I hope this information helps you. Or forward it to somebody who could benefit from this kind of guidance right now. That would be lovely!


If you have any questions, I’m happy to help!

When and How to Say “NO” in Your Business

Saying 'no' is the hardest part.

If you are a people pleaser, saying ‘no’ can be especially difficult. Additionally, if you are in the beginning stages of your business, ‘no’ might not and probably should not be your answer. In that respect, saying ‘no’ is almost a luxury to look forward to, but it should be used sooner than later.

Down below I have included three different stages that you might be in, in your business, and the appropriate response at that time. i.e. how to say ‘no’. Find your statement (or read them all for reference) to see where on the ‘no’ scale you are.

As always, there are also some extra goodies in the accompanying video.  (The wind in particularly, is meant to be there 😉 )

Being self aware in your business will help you know when to say 'no'.

Knowing yourself and where you are at in your business is critical to be able to make educated decisions in your business.
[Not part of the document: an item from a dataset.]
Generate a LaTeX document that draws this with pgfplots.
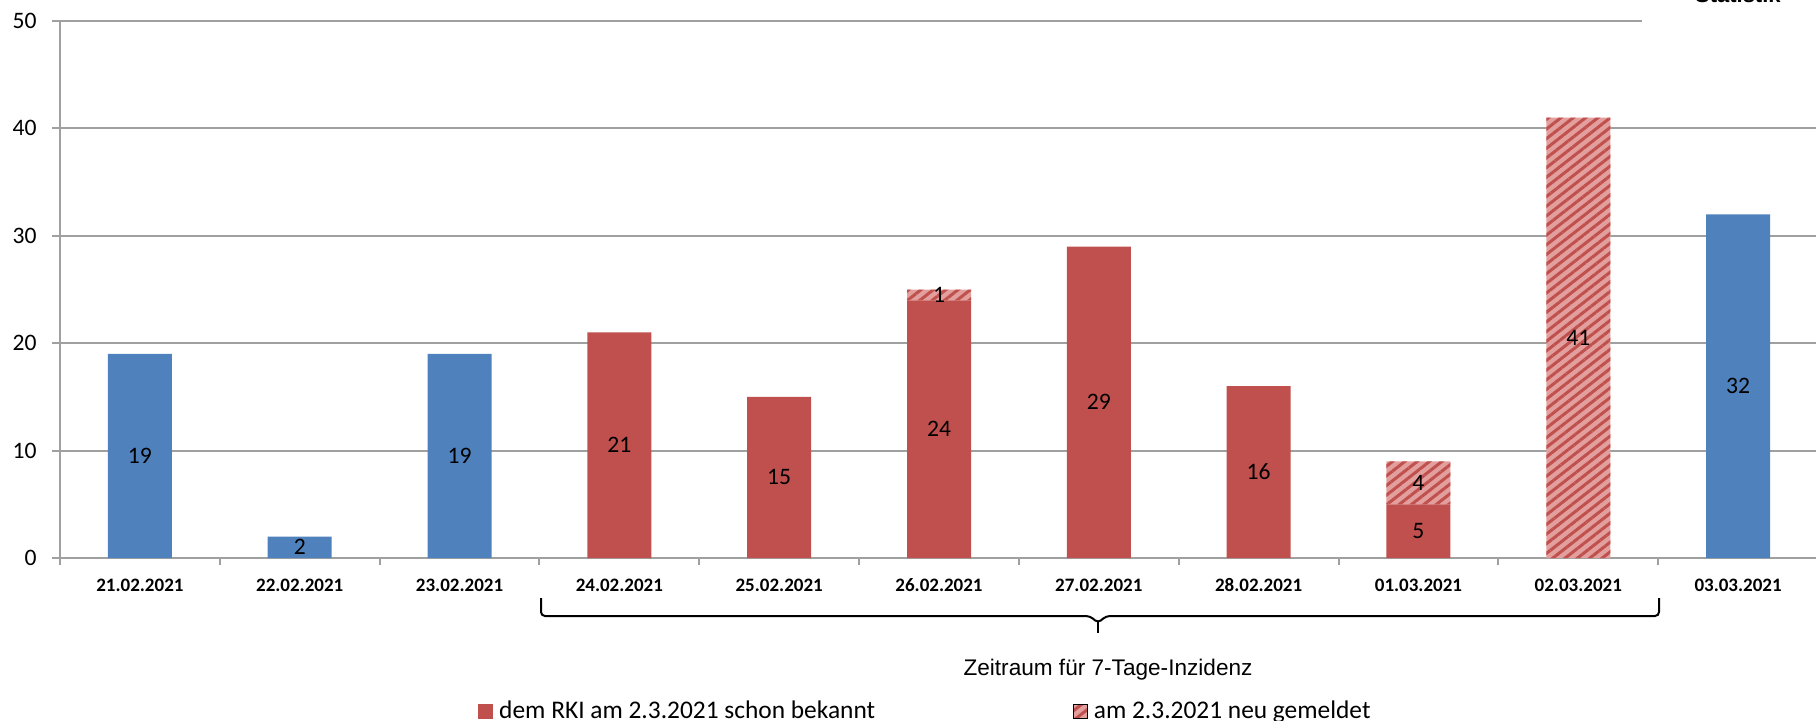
\documentclass[border=0pt]{standalone}
\usepackage{fontspec}
\setmainfont{Carlito}
\newfontfamily\arial{Liberation Sans}
\usepackage{pgfplots}
\pgfplotsset{compat=1.18}
\usetikzlibrary{patterns.meta}
\definecolor{xblue}{HTML}{4F81BD}
\definecolor{xred}{HTML}{C0504D}
\definecolor{xpink}{HTML}{E29F9D}
\definecolor{xgrid}{HTML}{A0A0A0}
\tikzset{hatch/.style={fill=xpink, postaction={pattern={Lines[angle=38,distance=3.8pt,line width=1.5pt]}, pattern color=xred}}}
\pgfplotsset{frame/.style={at={(30pt,81pt)}, anchor=south west,
  scale only axis, width=879pt, height=268.5pt,
  xmin=-0.5, xmax=10.5, ymin=0, ymax=50, clip=false}}
\begin{document}
\begin{tikzpicture}
\useasboundingbox (0,0) rectangle (908pt,360pt);
\begin{axis}[
  frame,
  ybar stacked, bar width=32pt,
  axis x line=bottom, axis y line=left,
  axis line style={xgrid, line width=1pt, -},
  ytick={0,10,20,30,40,50}, ymajorgrids,
  grid style={xgrid, line width=1pt},
  xtick={0,...,10},
  xticklabels={21.02.2021,22.02.2021,23.02.2021,24.02.2021,25.02.2021,26.02.2021,27.02.2021,28.02.2021,01.03.2021,02.03.2021,03.03.2021},
  minor xtick={-0.5,0.5,...,10.5},
  tick align=outside, major tick length=4pt, minor tick length=3.5pt,
  major x tick style={draw=none},
  minor x tick style={xgrid, line width=1pt},
  y tick style={xgrid, line width=1pt},
  /pgf/number format/assume math mode=true,
  yticklabel style={font=\fontsize{11.8}{12}\selectfont, inner sep=0pt, xshift=-7.5pt},
  xticklabel style={font=\bfseries\fontsize{9.5}{10}\selectfont, anchor=base, yshift=-12.5pt},
  legend style={at={(0.2378,-0.286)}, anchor=west, draw=none, fill=none, inner sep=0pt,
    font=\fontsize{12.7}{13}\selectfont, legend columns=2,
    nodes={inner sep=0pt},
    /tikz/every odd column/.append style={column sep=3pt},
    /tikz/every even column/.append style={column sep=99pt}},
]
\addlegendimage{legend image code/.code={\fill[xred] (0pt,-3.5pt) rectangle (7pt,3.5pt);}}
\addlegendentry{dem RKI am 2.3.2021 schon bekannt}
\addlegendimage{legend image code/.code={\path[hatch] (0pt,-3.5pt) rectangle (7pt,3.5pt);}}
\addlegendentry{am 2.3.2021 neu gemeldet}
% blue: days outside the 7-day window
\addplot[fill=xblue, draw=none, forget plot] coordinates {(0,19) (1,2) (2,19) (3,0) (4,0) (5,0) (6,0) (7,0) (8,0) (9,0) (10,32)};
% red: already known to the RKI on 2.3.2021
\addplot[fill=xred, draw=none, forget plot] coordinates {(0,0) (1,0) (2,0) (3,21) (4,15) (5,24) (6,29) (7,16) (8,5) (9,0) (10,0)};
% hatched: newly reported on 2.3.2021
\addplot[hatch, draw=none, forget plot] coordinates {(0,0) (1,0) (2,0) (3,0) (4,0) (5,1) (6,0) (7,0) (8,4) (9,41) (10,0)};
\end{axis}
% value labels (same frame, centred in each segment)
\begin{axis}[frame, hide axis]
\addplot[only marks, mark=*, mark size=0pt, mark options={draw=none, fill=none},
  nodes near coords, point meta=explicit symbolic,
  every node near coord/.append style={anchor=center, inner sep=0pt, font=\fontsize{11.8}{12}\selectfont, text=black}]
  coordinates {(0,9.5) [19] (1,1) [2] (2,9.5) [19] (3,10.5) [21] (4,7.5) [15] (5,12) [24] (5,24.5) [1]
    (6,14.5) [29] (7,8) [16] (8,2.5) [5] (8,7) [4] (9,20.5) [41] (10,16) [32]};
\end{axis}
\fill[white] (821pt,347.5pt) rectangle (910pt,352pt);
% brace for the 7-day window
\draw[line width=1pt, rounded corners=2pt] (270.5pt,61pt) -- (270.5pt,52pt) -- (545pt,52pt) -- (549pt,48.5pt) -- (553pt,52pt) -- (829.5pt,52pt) -- (829.5pt,61pt);
\draw[line width=1pt] (549pt,49pt) -- (549pt,43.5pt);
\node[anchor=base, font=\arial\fontsize{11.3}{12}\selectfont] at (554pt,22.3pt) {Zeitraum für 7-Tage-Inzidenz};
\node[anchor=base west, font=\arial\bfseries\fontsize{11}{12}\selectfont] at (844pt,359pt) {Statistik};
\end{tikzpicture}
\end{document}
Check out these statements below. Whichever one is you, that is how and when you will say ‘no’.

Number 01. "Hey there, just starting out"

When you first start your business, you say ‘yes’ to everything left and right… and I think you should as long as it’s not obvious you shouldn’t. i.e. if saying ‘yes’ goes directly against your values or isn’t in the ballpark of the service that you provide.

By saying yes, you figure out who you want to work with, what you like to do and how you like to do it.  It’s the perfect time to hone-in on a process or system and build a foundation for the future.


The most important thing, during this time (and any time really), is to work with the intention of figuring out who you want to work with, how you want to work them and what you want to work on.


I know it can be hard when people like me say that you need to know why you are doing things, and proceed to ask you who you want to work with and how you are serving them… and frankly, in the beginning, you most likely don’t know and that’s OK.

It’s actually more than ok, it’s really where you should be.

Just like when you are learning anything, you just have to start, mess up a bit, adjust, and keep going.

Number 02. "oh yes, I have been around for a bit"


If you are passed the beginning stages of running your business, you might be asking yourself when it’s time to say ‘no’ or how you know when to say ‘no’ to new work or “opportunities” that might not be aligned with what you want, what you like to do, and/or where you are going.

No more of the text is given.